Selling on a Down Cycle
As we are painfully aware, businesses all have up and down cycles, which make it almost impossible to properly forecast sales and revenue. When we’re on the up cycle, we don’t worry a whole lot. We just ride the wave and pray that it will last forever which, of course, it never does. It’s the down cycle that causes the real grief.
Three types of down cycles
Down cycles come in three sizes: a market adjustment, a recession, and the mother of all down cycles — a depression. While sales and selling continue through all three types of down cycles, we need to modify our approach to accommodate the market realities.
In a depression, all the rules get thrown out and companies go into survival mode. A recession will often see the marginal or poorly managed companies fall by the wayside, while market adjustments only produce a small financial hiccup for well-run businesses.
The recession-based down cycle, whether caused by the cooling off of an overheated economy or by international events, requires sales managers to shift gears in order to keep sales moving.
A down cycle is not the time to pull over to the curb and wait for the traffic to pass. It’s a time to plan, encourage, and motivate your people to take advantage of the situation.
Be careful what you cut
Business fundamentals still apply in a down cycle. In order to survive, you have to bring in more money than you put out. So you either cut costs or you increase sales. Smart companies will work on both these elements. Dumb companies will panic and spend all their efforts cutting costs, often to the point where sales suffer and the downward spiral continues to the death (bankruptcy).
Trimming costs is definitely one of the strategies to be put in place but be careful what you cut or eliminate. Too often the first thing to go in poor times is advertising and marketing. Training seems to be the second thing!

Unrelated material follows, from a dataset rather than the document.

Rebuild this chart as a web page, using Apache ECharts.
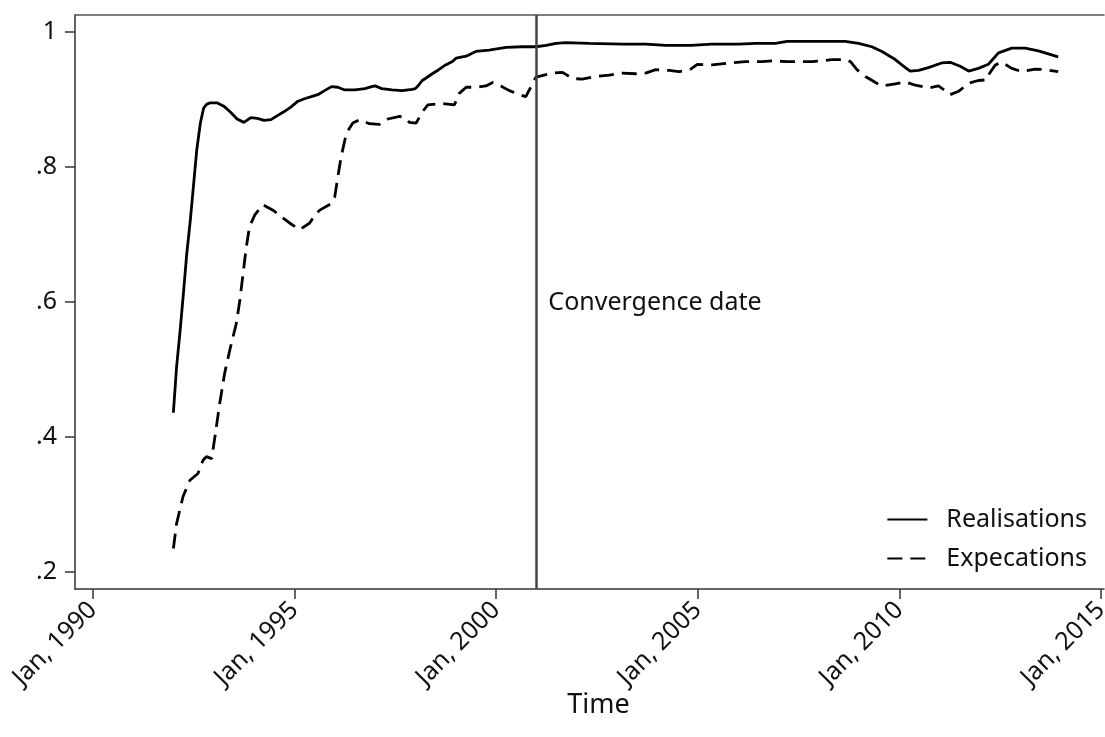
<!DOCTYPE html>
<html>
<head>
<meta charset="utf-8">
<script src="https://cdn.jsdelivr.net/npm/echarts@6/dist/echarts.min.js"></script>
<style>html,body{margin:0;padding:0;background:#fff;}#c{width:1105px;height:737px;}</style>
</head>
<body>
<div id="c"></div>
<script>
// [decimal year, value]
const realisations = [
[1992.00,0.436],[1992.08,0.504],[1992.17,0.559],[1992.25,0.613],[1992.33,0.670],[1992.42,0.721],
[1992.50,0.773],[1992.58,0.825],[1992.67,0.865],[1992.75,0.887],[1992.83,0.893],[1992.92,0.895],
[1993.08,0.895],[1993.25,0.890],[1993.42,0.881],[1993.58,0.871],[1993.75,0.866],[1993.92,0.873],
[1994.08,0.872],[1994.25,0.869],[1994.42,0.870],[1994.58,0.876],[1994.75,0.882],[1994.92,0.889],
[1995.08,0.897],[1995.25,0.901],[1995.42,0.904],[1995.58,0.907],[1995.75,0.913],[1995.92,0.919],
[1996.08,0.918],[1996.25,0.914],[1996.50,0.914],[1996.75,0.916],[1996.92,0.919],[1997.00,0.920],
[1997.17,0.916],[1997.42,0.914],[1997.67,0.913],[1997.92,0.915],[1998.00,0.916],[1998.08,0.921],
[1998.17,0.928],[1998.25,0.931],[1998.42,0.938],[1998.58,0.944],[1998.75,0.951],[1998.92,0.956],
[1999.01,0.961],[1999.26,0.964],[1999.50,0.971],[1999.83,0.973],[2000.25,0.977],[2000.66,0.978],
[2000.99,0.978],[2001.24,0.980],[2001.49,0.983],[2001.73,0.984],[2002.31,0.983],[2003.13,0.982],
[2003.71,0.982],[2004.21,0.980],[2004.83,0.980],[2005.35,0.982],[2006.02,0.982],[2006.44,0.983],
[2006.93,0.983],[2007.22,0.986],[2007.51,0.986],[2008.66,0.986],[2008.99,0.983],[2009.32,0.978],
[2009.57,0.971],[2009.90,0.959],[2010.11,0.949],[2010.27,0.942],[2010.48,0.943],[2010.72,0.947],
[2011.05,0.954],[2011.26,0.955],[2011.51,0.949],[2011.72,0.942],[2011.96,0.946],[2012.21,0.952],
[2012.46,0.969],[2012.79,0.976],[2013.12,0.976],[2013.45,0.972],[2013.94,0.963]
];
const expectations = [
[1992.00,0.235],[1992.08,0.272],[1992.24,0.312],[1992.41,0.336],[1992.61,0.346],[1992.74,0.366],
[1992.82,0.371],[1992.95,0.368],[1993.03,0.400],[1993.15,0.450],[1993.27,0.494],[1993.40,0.529],
[1993.56,0.568],[1993.65,0.603],[1993.73,0.643],[1993.81,0.682],[1993.89,0.712],[1994.02,0.729],
[1994.22,0.744],[1994.47,0.736],[1994.68,0.726],[1994.88,0.717],[1995.13,0.707],[1995.38,0.717],
[1995.54,0.731],[1995.63,0.736],[1995.92,0.746],[1996.00,0.755],[1996.08,0.786],[1996.16,0.815],
[1996.29,0.850],[1996.45,0.865],[1996.62,0.870],[1996.86,0.864],[1997.11,0.863],[1997.32,0.871],
[1997.61,0.875],[1997.77,0.872],[1997.85,0.866],[1998.02,0.865],[1998.18,0.882],[1998.31,0.892],
[1998.68,0.894],[1998.97,0.892],[1999.09,0.909],[1999.26,0.918],[1999.50,0.918],[1999.75,0.920],
[1999.92,0.925],[2000.12,0.920],[2000.33,0.913],[2000.58,0.907],[2000.74,0.904],[2000.91,0.924],
[2000.99,0.933],[2001.40,0.939],[2001.65,0.940],[2001.90,0.931],[2002.14,0.930],[2002.48,0.934],
[2002.81,0.936],[2003.13,0.939],[2003.47,0.938],[2003.71,0.939],[2003.96,0.944],[2004.29,0.943],
[2004.54,0.941],[2004.83,0.945],[2004.99,0.952],[2005.36,0.951],[2005.78,0.954],[2006.19,0.956],
[2006.60,0.956],[2006.85,0.957],[2007.22,0.956],[2007.84,0.956],[2008.08,0.957],[2008.33,0.959],
[2008.66,0.959],[2008.79,0.956],[2008.95,0.944],[2009.16,0.934],[2009.41,0.925],[2009.57,0.920],
[2009.90,0.923],[2010.15,0.926],[2010.40,0.921],[2010.72,0.917],[2010.97,0.920],[2011.14,0.913],
[2011.26,0.907],[2011.47,0.912],[2011.72,0.924],[2011.96,0.928],[2012.17,0.929],[2012.21,0.936],
[2012.38,0.951],[2012.54,0.955],[2012.79,0.946],[2013.04,0.941],[2013.37,0.945],[2013.61,0.944],
[2013.94,0.941]
];
const xTicks = [1990, 1995, 2000, 2005, 2010, 2015];
const yTicks = [0.2, 0.4, 0.6, 0.8, 1];
const convergenceYear = 2001.0;
const convergenceLabel = 'Convergence date';
const seriesNames = ['Realisations', 'Expecations'];

const FONT = 'Noto Sans';
const chart = echarts.init(document.getElementById('c'), null, {renderer: 'canvas'});
const axisColor = '#333';
const option = {
  backgroundColor: '#fff',
  animation: false,
  textStyle: {fontFamily: FONT, color: '#111'},
  grid: {left: 75, right: 1, top: 15, bottom: 148, outerBoundsMode: 'none', containLabel: false},
  legend: {
    show: true, orient: 'vertical', right: 13, top: 502,
    itemWidth: 40, itemHeight: 25, itemGap: 14,
    itemStyle: {opacity: 0, borderWidth: 0},
    textStyle: {fontFamily: FONT, fontSize: 25, color: '#111', padding: [0, 0, 0, 14]},
    data: seriesNames
  },
  xAxis: [{
    type: 'value', min: 1989.561, max: 2015.076,
    name: 'Time', nameLocation: 'middle', nameGap: 103, nameMoveOverlap: false,
    nameTextStyle: {fontFamily: FONT, fontSize: 27, color: '#111', padding: [0, 0, 0, 18]},
    axisLine: {show: true, lineStyle: {color: axisColor, width: 1.5}},
    axisTick: {show: true, length: 10, customValues: xTicks, lineStyle: {color: axisColor, width: 1.5}},
    axisLabel: {show: true, customValues: xTicks, rotate: 45, margin: 17,
      fontFamily: FONT, fontSize: 25, color: '#111',
      formatter: v => 'Jan, ' + Math.round(v)},
    splitLine: {show: false}
  }, {
    type: 'value', position: 'top', min: 1989.561, max: 2015.076,
    axisLine: {show: true, lineStyle: {color: '#555', width: 1.5}},
    axisTick: {show: false}, axisLabel: {show: false}, splitLine: {show: false}
  }],
  yAxis: {
    type: 'value', min: 0.175, max: 1.025,
    axisLine: {show: true, lineStyle: {color: axisColor, width: 1.5}},
    axisTick: {show: true, length: 10, customValues: yTicks, lineStyle: {color: axisColor, width: 1.5}},
    axisLabel: {show: true, customValues: yTicks, margin: 18,
      fontFamily: FONT, fontSize: 25, color: '#111',
      formatter: v => (Math.abs(v - 1) < 1e-9 ? '1' : String(+v.toFixed(1)).replace(/^0\./, '.'))},
    splitLine: {show: false}
  },
  series: [{
    name: seriesNames[0], type: 'line', data: realisations, showSymbol: false, symbol: 'none',
    lineStyle: {color: '#000', width: 2.8, type: 'solid'}, itemStyle: {color: '#000'},
    markLine: {
      silent: true, symbol: 'none', animation: false,
      lineStyle: {color: '#444', width: 2.5, type: 'solid'},
      label: {show: false},
      data: [{xAxis: convergenceYear}]
    }
  }, {
    name: seriesNames[1], type: 'line', data: expectations, showSymbol: false, symbol: 'none',
    lineStyle: {color: '#000', width: 2.8, type: [15, 8]}, itemStyle: {color: '#000'}
  }]
};
chart.setOption(option);
const p = chart.convertToPixel({xAxisIndex: 0, yAxisIndex: 0}, [convergenceYear, 0.6]);
chart.setOption({
  graphic: [{type: 'text', left: p[0] + 12, top: p[1] - 12,
    style: {text: convergenceLabel, fontFamily: FONT, fontSize: 25, fill: '#111'}}]
});
</script>
</body>
</html>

You may want to trim your marketing and advertising efforts but don’t eliminate them altogether. This is an ideal time to get the word out because many of your competitors won’t be and you’ll stand out even more.
Shift your sales efforts
Salespeople are a strange lot. In a down cycle they become galvanized into total inactivity and sit around whining about how difficult times are. Don’t let this happen. Get the team together and develop sales plans that keep them too busy to whine. Shift your sales efforts in two directions.
First, make sure your best customers are serviced extremely well. Don’t let a desperate competitor get his foot in the door of your major sources of income. Offer to partner with key customers and see if you can help them find business. Get your salespeople to become welcomed resources, not just peddlers looking for business.
Second, shift much of your sales efforts to the front end of the selling process — prospecting. Start making inroads into your competitor’s customers. Get creative in finding new sources of potential business. This approach may not get you immediate results but if you don’t plant the seeds for new business now, you’ll have nothing to harvest when the cycle changes direction.
Invest in training
Keep your salespeople in a positive frame of mind. This is where training may help, as there is a high level of motivational content to most training. When I say training, I’m not referring to those one-day rah-rah sessions that I consider the Chinese food of the training business (two hours later you’re hungry for more!). I’m referring to skills development.
Your people may need a half-day workshop on creative prospecting or handling price objections, or they may benefit from a comprehensive workshop to develop well-rounded selling skills. Whatever, training shouldn’t be viewed as an expense; it’s an investment. As my associate Paul Crozier used to say… you’re not buying a computer, you’re investing in a skill.
Bottom Line
Selling in a down cycle is a challenge for both salespeople and their managers. As a sales manager, your challenge is to get the job done through others. It’s not an easy task but that’s why you have the job.